GenX well water contamination near the Chemours Fayetteville Works plant has required drinking water quality testing because of the risks of GenX cancers in people using those wells.
After facing some public criticism, Chemours agreed to conduct testing of residential well water within a 1 mile radius of the plant in order to determine whether GenX is present in the groundwater.
Further, the N.C. Department of Environmental Quality (DEQ) agreed to test for GenX well water contamination at 43 residences within a 1.5 mile radius of the plant. According to a recent article from the Robesonian, the DEQ will also send letters to residents and conduct a door-to-door campaign in order to test as many wells as possible.
However, the GenX well water contamination could extend beyond this 1-1.5 mile radius around the Chemours Fayetteville Works plant. The extent will remain uncertain until the reports from the additional testing are released.
On September 14th, a public meeting was hosted by the DEQ and the N.C. Department of Health and Human Services (DHHS) to discuss the issue with local residents.
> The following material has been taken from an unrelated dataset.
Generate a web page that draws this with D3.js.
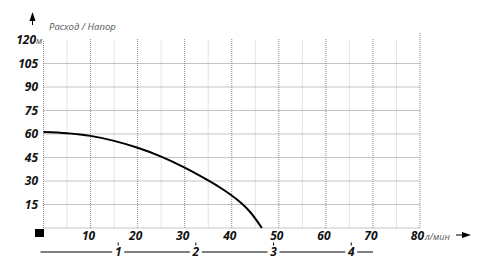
<!DOCTYPE html>
<html>
<head>
<meta charset="utf-8">
<script src="https://cdn.jsdelivr.net/npm/d3@7"></script>
<style>
body { margin: 0; background: #fff; }
text { font-family: "Open Sans", "DejaVu Sans", sans-serif; }
</style>
</head>
<body>
<script>
const width = 485;
const height = 265;

// pump curve, flow l/min vs head m
const flow = [0, 5, 10, 15, 20, 25, 30, 35, 38, 40, 42, 44, 46.4];
const head = [61.3, 60.5, 58.8, 55.6, 51.2, 45.6, 38.6, 30.4, 24.9, 20.7, 15.9, 9.9, 0];

const xTicks = [10, 20, 30, 40, 50, 60, 70, 80];
const yTicks = [15, 30, 45, 60, 75, 90, 105, 120];
const m3hTicks = [1, 2, 3, 4];

const x = d3.scaleLinear().domain([0, 80]).range([43.5, 420]);
const y = d3.scaleLinear().domain([0, 120]).range([228, 40]);
// second flow scale in m3/h under the chart
const xm = d3.scaleLinear().domain([0, 4.28]).range([40.5, 373]);

const svg = d3.select("body").append("svg")
  .attr("width", width)
  .attr("height", height);

// minor verticals
svg.selectAll("line.minor")
  .data(d3.range(5, 80, 10))
  .enter().append("line")
  .attr("x1", d => x(d)).attr("x2", d => x(d))
  .attr("y1", y(0)).attr("y2", y(120))
  .attr("stroke", "#e4e4e4").attr("stroke-width", 1);

// major horizontals
svg.selectAll("line.hgrid")
  .data([0].concat(yTicks.slice(0, -1)))
  .enter().append("line")
  .attr("x1", x(0)).attr("x2", x(80))
  .attr("y1", d => y(d)).attr("y2", d => y(d))
  .attr("stroke", "#8a8a8a").attr("stroke-width", 1)
  .attr("stroke-dasharray", "1,1");

// major verticals
svg.selectAll("line.vgrid")
  .data([0].concat(xTicks))
  .enter().append("line")
  .attr("x1", d => x(d)).attr("x2", d => x(d))
  .attr("y1", y(0)).attr("y2", d => d == 80 ? 33 : (d == 0 ? y(120) : 38))
  .attr("stroke", "#8a8a8a").attr("stroke-width", 1)
  .attr("stroke-dasharray", "1,1");

// curve
const line = d3.line()
  .x((d, i) => x(flow[i]))
  .y(d => y(d))
  .curve(d3.curveCatmullRom);
svg.append("path")
  .attr("d", line(head))
  .attr("fill", "none")
  .attr("stroke", "#000")
  .attr("stroke-width", 2);

// y labels
svg.selectAll("text.ylab")
  .data(yTicks)
  .enter().append("text")
  .attr("x", d => d == 120 ? 36 : 38)
  .attr("y", d => y(d) + 4)
  .attr("text-anchor", "end")
  .attr("font-size", 12)
  .attr("font-weight", "bold")
  .attr("font-style", "italic")
  .attr("fill", "#111")
  .text(d => d);
svg.append("text")
  .attr("x", 36).attr("y", y(120) + 4)
  .attr("font-size", 9).attr("font-style", "italic").attr("fill", "#555")
  .text("м");

// x labels
svg.selectAll("text.xlab")
  .data(xTicks)
  .enter().append("text")
  .attr("x", d => d == 80 ? x(d) + 4 : x(d) - 2)
  .attr("y", 240)
  .attr("text-anchor", d => d == 80 ? "end" : "middle")
  .attr("font-size", 12)
  .attr("font-weight", "bold")
  .attr("font-style", "italic")
  .attr("fill", "#111")
  .text(d => d);
svg.append("text")
  .attr("x", x(80) + 5).attr("y", 240)
  .attr("font-size", 9).attr("font-style", "italic").attr("fill", "#555")
  .text("л/мин");

// title
svg.append("text")
  .attr("x", 49).attr("y", 30)
  .attr("font-size", 9.5).attr("font-style", "italic").attr("fill", "#555")
  .text("Расход / Напор");

// up arrow
svg.append("line")
  .attr("x1", 32.5).attr("x2", 32.5).attr("y1", 25).attr("y2", 16)
  .attr("stroke", "#000").attr("stroke-width", 1);
svg.append("path")
  .attr("d", "M32.5,12 L29.5,21 L35.5,21 Z")
  .attr("fill", "#000");

// right arrow
svg.append("line")
  .attr("x1", 456).attr("x2", 466).attr("y1", 235).attr("y2", 235)
  .attr("stroke", "#000").attr("stroke-width", 1);
svg.append("path")
  .attr("d", "M471,235 L462,232 L462,238 Z")
  .attr("fill", "#000");

// origin square
svg.append("rect")
  .attr("x", 35).attr("y", 229).attr("width", 9).attr("height", 8)
  .attr("fill", "#000");

// m3/h scale
const gap = 6;
const segs = [];
for (let i = 0; i < m3hTicks.length; i++) {
  segs.push([i == 0 ? xm(0) : xm(m3hTicks[i - 1]) + gap, xm(m3hTicks[i]) - gap]);
}
segs.push([xm(4) + gap, xm(4.28)]);
svg.selectAll("line.seg")
  .data(segs)
  .enter().append("line")
  .attr("x1", d => d[0]).attr("x2", d => d[1])
  .attr("y1", 252).attr("y2", 252)
  .attr("stroke", "#000").attr("stroke-width", 1);
svg.selectAll("line.mtick")
  .data(m3hTicks)
  .enter().append("line")
  .attr("x1", d => xm(d)).attr("x2", d => xm(d))
  .attr("y1", 242.5).attr("y2", 245.5)
  .attr("stroke", "#000").attr("stroke-width", 1);
svg.selectAll("text.mlab")
  .data(m3hTicks)
  .enter().append("text")
  .attr("x", d => xm(d))
  .attr("y", 256)
  .attr("text-anchor", "middle")
  .attr("font-size", 12)
  .attr("font-weight", "bold")
  .attr("font-style", "italic")
  .attr("fill", "#111")
  .text(d => d);
</script>
</body>
</html>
A recent article from Star News provides additional information
At this meeting, residents could sign up to have their water tested even if they were outside of the one-mile radius that Chemours originally agreed to test.
If the test results prove their suspicion that GenX is present in the water, then Chemours is obligated to provide them with bottled drinking water.
As more tests of wells near the Fayetteville plant are completed, additional wells are identified as being contaminated by GenX. Listed below are the dates of recent reports identifying the running total of contaminated wells near the plant:
- September 21, 2017: 11 contaminated wells identified
- September 27, 2017: 19 contaminated wells identified
- October 6, 2017: 26 contaminated wells identified
- November 4, 2017: 50 contaminated wells identified
Both the DEQ and Chemours are continuing to test nearby wells, and Chemours is tasked with providing affected residents with bottled water in the meantime.
State officials hosted a second information session on October 5, 2017 to answer questions about private well testing near the Fayetteville Works Plant. However, it seems that many questions went unanswered at the meeting, frustrating local residents.